How would they acquire their first 10, 50, and 100 customers

  • First 10: Founder‑led, concierge pilots via the invite/demo funnel and YC network; offer short, hands‑on pilots focused on high‑impact flows to generate concrete bug/regression wins to reference next syntheticsociety.ai Y Combinator.
  • First 50: Turn early pilots into 2–4 one‑page case studies and short videos; run targeted LinkedIn/email outreach to similar PM/QA buyers with a fixed 30‑minute pilot offer and a repeatable onboarding playbook, plus referrals from pilot customers.
  • First 100: Launch clear docs, pricing/trial, and automated onboarding for self‑serve; add light SDR follow‑up on inbound from content/ads/marketplaces and partner with CI/CD, QA vendors, and select consultancies to resell pilots.

What is the rough total addressable market

Top-down context:

The software testing market was about $55.8B in 2024, with application testing roughly 54% (~$30B) GMI Insights. A narrower adjacent segment, synthetic monitoring, was about $1.42B in 2024 IMARC Group.

Bottom-up calculation:

Conservatively, assume ~50,000 mid‑size+ web/mobile teams could adopt synthetic user testing at $20k–$50k per year, implying ~$1–$2.5B for the narrow product. If adoption expands toward hundreds of thousands of teams and $50k–$100k ACV for broader application‑testing coverage, the spend aligns with the ~$30B application‑testing market GMI Insights.

Assumptions:

  • Counts refer to teams with budget authority for QA/tools, not total developers or all companies.
  • ACVs reflect tool spend (not services) and include multi‑environment usage and team seats.
  • Adoption starts in synthetic monitoring‑like use cases and expands into broader application testing over time.

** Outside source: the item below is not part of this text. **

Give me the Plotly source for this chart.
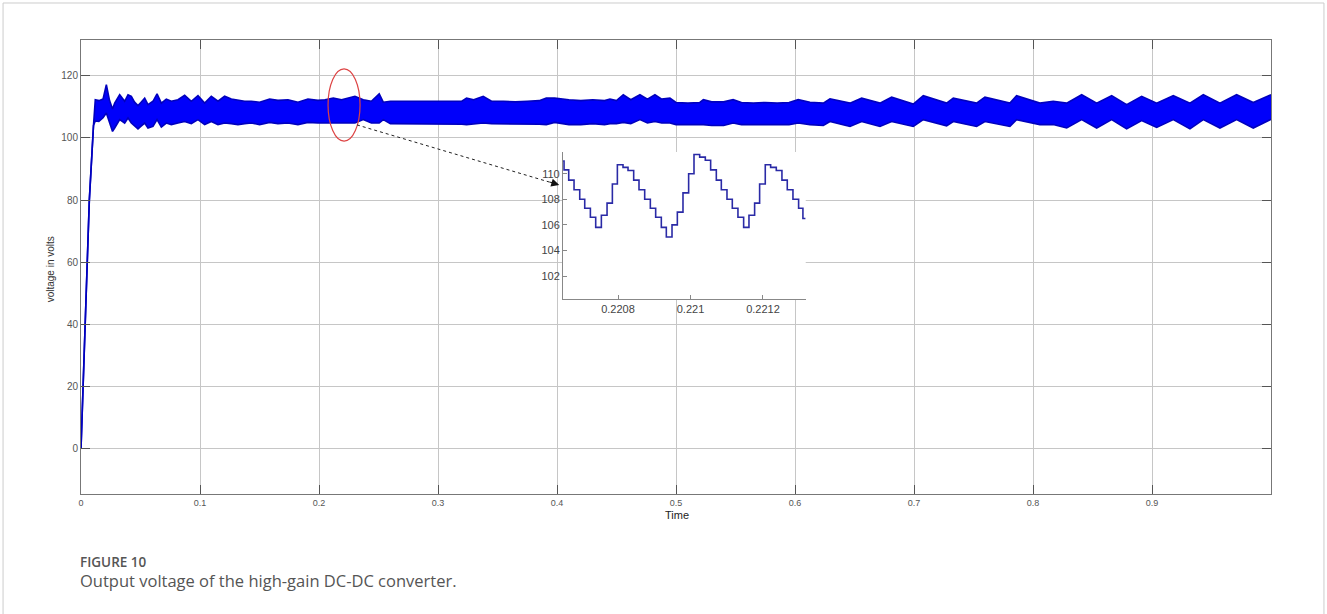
import plotly.graph_objects as go

# ---- main record: upper / lower extent of the output-voltage ripple band ----
t_env = [
    0.0000, 0.0070, 0.0105, 0.0120, 0.0150, 0.0185, 0.0213, 0.0240, 0.0265, 0.0283,
    0.0325, 0.0367, 0.0395, 0.0423, 0.0450, 0.0479, 0.0505, 0.0535, 0.0563, 0.0605,
    0.0639, 0.0675, 0.0717, 0.0759, 0.0815, 0.0871, 0.0927, 0.0983, 0.1039, 0.1095,
    0.1151, 0.1207, 0.1263, 0.1319, 0.1375, 0.1431, 0.1501, 0.1585, 0.1655, 0.1739,
    0.1823, 0.1907, 0.1991,
    0.2050, 0.2120, 0.2190, 0.2260, 0.2302, 0.2372, 0.2440, 0.2506, 0.2540, 0.2600,
    0.2700, 0.2800, 0.2900, 0.3000, 0.3100, 0.3200, 0.3240, 0.3300, 0.3380, 0.3450,
    0.3550, 0.3650, 0.3750, 0.3850, 0.3910, 0.3980,
    0.4100, 0.4200, 0.4300, 0.4400, 0.4445, 0.4500, 0.4557, 0.4620, 0.4697, 0.4760,
    0.4823, 0.4880, 0.4949, 0.5000, 0.5100, 0.5200, 0.5230, 0.5300, 0.5400, 0.5480,
    0.5550, 0.5650, 0.5750, 0.5850, 0.5950, 0.6027,
    0.6126, 0.6238, 0.6294, 0.6462, 0.6560, 0.6714, 0.6812, 0.6994, 0.7078, 0.7274,
    0.7330, 0.7526, 0.7596, 0.7806, 0.7862, 0.8058,
    0.8170, 0.8283, 0.8409, 0.8535, 0.8661, 0.8787, 0.8913, 0.9039, 0.9179, 0.9319,
    0.9431, 0.9571, 0.9711, 0.9851, 1.0000,
]
v_upper = [
    0.0, 80.0, 104.0, 112.3, 112.0, 112.5, 117.1, 112.0, 109.3, 111.2,
    113.9, 111.8, 113.9, 113.4, 111.5, 110.4, 111.5, 112.8, 110.7, 111.8,
    114.2, 111.2, 112.5, 111.8, 112.3, 113.7, 111.8, 113.6, 111.2, 113.4,
    111.8, 113.4, 112.5, 112.1, 111.8, 111.8, 111.5, 112.5, 112.1, 112.3,
    111.5, 112.5, 112.1,
    112.3, 112.8, 112.3, 113.0, 113.4, 112.3, 111.8, 114.2, 111.5, 111.8,
    111.8, 111.6, 111.8, 111.8, 111.6, 111.8, 112.8, 112.3, 113.4, 111.8,
    111.8, 111.6, 111.8, 112.0, 112.8, 112.8,
    112.3, 112.0, 112.3, 112.0, 112.5, 112.0, 113.9, 112.3, 113.9, 112.5,
    113.9, 112.5, 112.8, 111.4, 111.2, 111.4, 112.3, 111.6, 111.6, 112.3,
    111.4, 111.2, 111.4, 111.2, 111.4, 112.3,
    111.5, 111.2, 112.6, 111.2, 112.8, 111.2, 113.1, 110.9, 113.6, 111.2,
    112.8, 111.2, 113.1, 111.2, 113.6, 111.2,
    111.8, 111.2, 113.9, 111.2, 113.6, 110.7, 113.4, 111.2, 113.6, 111.2,
    113.9, 111.2, 113.9, 111.4, 113.9,
]
v_lower = [
    0.0, 80.0, 104.0, 105.5, 105.3, 106.5, 108.0, 104.5, 102.1, 103.2,
    105.9, 104.8, 106.4, 104.8, 104.0, 102.9, 103.8, 104.8, 103.2, 103.7,
    105.9, 103.5, 104.8, 104.3, 104.8, 105.3, 104.6, 105.9, 104.3, 105.3,
    104.3, 104.8, 104.6, 104.3, 104.6, 104.8, 104.3, 105.0, 104.6, 104.8,
    104.3, 105.0, 104.8,
    104.8, 104.6, 104.8, 104.6, 104.8, 105.9, 104.8, 104.8, 105.9, 104.6,
    104.6, 104.6, 104.6, 104.6, 104.6, 104.4, 104.3, 104.6, 104.8, 104.6,
    104.6, 104.6, 104.6, 104.4, 104.3, 105.0,
    104.3, 104.3, 104.6, 104.3, 104.6, 104.6, 105.0, 104.6, 105.9, 104.8,
    105.3, 104.8, 104.8, 104.3, 104.3, 104.3, 104.3, 104.0, 104.0, 104.8,
    104.3, 104.3, 104.3, 104.3, 104.3, 104.8,
    104.3, 104.0, 105.3, 103.7, 105.3, 103.7, 105.3, 103.7, 105.9, 103.9,
    105.3, 103.7, 105.3, 103.7, 105.9, 104.3,
    104.3, 103.2, 105.9, 103.2, 105.9, 102.9, 105.6, 103.4, 105.9, 102.9,
    105.9, 103.2, 105.9, 103.2, 106.0,
]

# ---- detail window around t = 0.221 s (sampled, step-wise output) ----
t_zoom = [
    0.2206483, 0.2206510, 0.2206639, 0.2206786, 0.2206943, 0.2207081, 0.2207237,
    0.2207384, 0.2207540, 0.2207697, 0.2207844, 0.2207982, 0.2208138, 0.2208276,
    0.2208432, 0.2208579, 0.2208736, 0.2208892, 0.2209039, 0.2209195, 0.2209333,
    0.2209490, 0.2209637, 0.2209793, 0.2209949, 0.2210097, 0.2210253, 0.2210409,
    0.2210556, 0.2210713, 0.2210851, 0.2211007, 0.2211154, 0.2211310, 0.2211467,
    0.2211614, 0.2211770, 0.2211908, 0.2212064, 0.2212212, 0.2212368, 0.2212524,
    0.2212671, 0.2212828, 0.2212984, 0.2213103, 0.2213177,
]
v_zoom = [
    111.0, 110.3, 109.5, 108.75, 108.0, 107.3, 106.6,
    105.8, 106.75, 107.7, 109.2, 110.7, 110.5, 110.25,
    109.5, 108.75, 108.0, 107.3, 106.6, 105.8, 105.05,
    106.0, 107.0, 108.5, 110.0, 111.5, 111.3, 111.05,
    110.3, 109.5, 108.75, 108.0, 107.3, 106.6, 105.8,
    106.75, 107.7, 109.2, 110.7, 110.5, 110.25, 109.5,
    108.75, 108.0, 107.3, 106.5, 106.5,
]

x_ticks = [0, 0.1, 0.2, 0.3, 0.4, 0.5, 0.6, 0.7, 0.8, 0.9]
x_tick_text = ["0", "0.1", "0.2", "0.3", "0.4", "0.5", "0.6", "0.7", "0.8", "0.9"]
y_ticks = [0, 20, 40, 60, 80, 100, 120]
zoom_x_ticks = [0.2208, 0.2210, 0.2212]
zoom_x_text = ["0.2208", "0.221", "0.2212"]
zoom_y_ticks = [102, 104, 106, 108, 110]

# highlighted region and pointer
ell_t = [0.2076, 0.2345]
ell_v = [99.0, 122.2]
ptr_start = (0.2319, 104.2)
ptr_tip = (0.4019, 84.9)
ptr_line_end = (0.3955, 85.6)

band_edge = "rgb(0,0,190)"
band_fill = "rgb(0,0,250)"

fig = go.Figure()
fig.add_trace(go.Scatter(
    x=t_env, y=v_lower, mode="lines",
    line=dict(color=band_edge, width=1.6),
    hoverinfo="skip", showlegend=False,
))
fig.add_trace(go.Scatter(
    x=t_env, y=v_upper, mode="lines", fill="tonexty", fillcolor=band_fill,
    line=dict(color=band_edge, width=1.6),
    hoverinfo="skip", showlegend=False,
))
fig.add_trace(go.Scatter(
    x=t_zoom, y=v_zoom, mode="lines", xaxis="x2", yaxis="y2",
    line=dict(color="#2a2aa6", width=1.6, shape="hv"),
    hoverinfo="skip", showlegend=False,
))

tick_font = dict(family="Liberation Sans, Arial, sans-serif", size=9, color="#555555")
fig.update_layout(
    width=1327, height=614,
    margin=dict(l=81, r=56, t=40, b=120),
    paper_bgcolor="white", plot_bgcolor="white",
    xaxis=dict(
        range=[0, 1], tickvals=x_ticks, ticktext=x_tick_text,
        showgrid=True, gridcolor="#c6c6c6", gridwidth=1,
        ticks="inside", ticklen=9, tickcolor="#555555",
        showline=True, linecolor="#777777", linewidth=1, mirror="ticks",
        zeroline=False, tickfont=tick_font,
    ),
    yaxis=dict(
        range=[-14.5, 131.5], tickvals=y_ticks,
        showgrid=True, gridcolor="#c6c6c6", gridwidth=1,
        ticks="inside", ticklen=9, tickcolor="#555555",
        showline=True, linecolor="#777777", linewidth=1, mirror="ticks",
        zeroline=False, tickfont=dict(tick_font, size=10),
    ),
    xaxis2=dict(
        domain=[0.405, 0.609], anchor="y2", range=[0.220648, 0.221318],
        tickvals=zoom_x_ticks, ticktext=zoom_x_text,
        showgrid=False, zeroline=False,
        showline=True, linecolor="#888888", linewidth=1,
        ticks="inside", ticklen=4, tickcolor="#888888",
        tickfont=dict(family="Liberation Sans, Arial, sans-serif", size=11, color="#444444"),
    ),
    yaxis2=dict(
        domain=[0.4295, 0.7533], anchor="x2", range=[100.2, 111.7],
        tickvals=zoom_y_ticks,
        showgrid=False, zeroline=False,
        showline=True, linecolor="#888888", linewidth=1,
        ticks="inside", ticklen=4, tickcolor="#888888",
        tickfont=dict(family="Liberation Sans, Arial, sans-serif", size=11, color="#444444"),
    ),
    shapes=[
        dict(type="circle", xref="x", yref="y",
             x0=ell_t[0], x1=ell_t[1], y0=ell_v[0], y1=ell_v[1],
             line=dict(color="#dd4444", width=1.2), layer="above"),
        dict(type="line", xref="x", yref="y",
             x0=ptr_start[0], y0=ptr_start[1], x1=ptr_line_end[0], y1=ptr_line_end[1],
             line=dict(color="#222222", width=1, dash="dot"), layer="above"),
        # figure frame
        dict(type="rect", xref="paper", yref="paper",
             x0=-0.0655, x1=1.0445, y0=-0.27, y1=1.0815,
             line=dict(color="#cccccc", width=1), layer="below"),
    ],
    annotations=[
        dict(x=ptr_tip[0], y=ptr_tip[1], xref="x", yref="y", ax=-11, ay=-3.3,
             text="", showarrow=True, arrowhead=2, arrowsize=1.6, arrowwidth=1,
             arrowcolor="#111111"),
        dict(x=0.5008, y=-0.0463, xref="paper", yref="paper", text="Time",
             showarrow=False, xanchor="center", yanchor="middle",
             font=dict(family="Liberation Sans, Arial, sans-serif", size=11, color="#222222")),
        dict(x=-0.026, y=0.495, xref="paper", yref="paper", text="voltage in volts",
             textangle=-90, showarrow=False, xanchor="center", yanchor="middle",
             font=dict(family="Liberation Sans, Arial, sans-serif", size=10, color="#333333")),
        dict(x=0, y=-0.1498, xref="paper", yref="paper", text="FIGURE 10",
             showarrow=False, xanchor="left", yanchor="middle", xshift=-2, borderpad=0,
             font=dict(family="Open Sans, sans-serif", size=13.5, color="#555555", weight=600)),
        dict(x=0, y=-0.1916, xref="paper", yref="paper",
             text="Output voltage of the high-gain DC-DC converter.",
             showarrow=False, xanchor="left", yanchor="middle", xshift=-2, borderpad=0,
             font=dict(family="Open Sans, sans-serif", size=16.5, color="#555555")),
    ],
)

fig.write_html("out.html")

Who are some of their notable competitors

  • Datadog Synthetic Monitoring: Runs browser and API checks as part of a larger observability platform; widely adopted by SRE/DevOps teams for proactive journey and uptime testing.
  • Checkly: Developer‑focused synthetic monitoring built on Playwright for browser flows and APIs; strong CI/CD integrations and code‑centric workflow.
  • mabl: Low‑code, AI‑assisted test automation for web apps with auto‑healing and CI/CD integration aimed at reducing test maintenance.
  • QA Wolf: Managed Playwright end‑to‑end testing; the vendor builds and maintains tests and reports failures, reducing in‑house maintenance burden.
  • ProdPerfect: Generates and maintains automated tests from real user behavior data to focus coverage on the most critical and frequently used flows.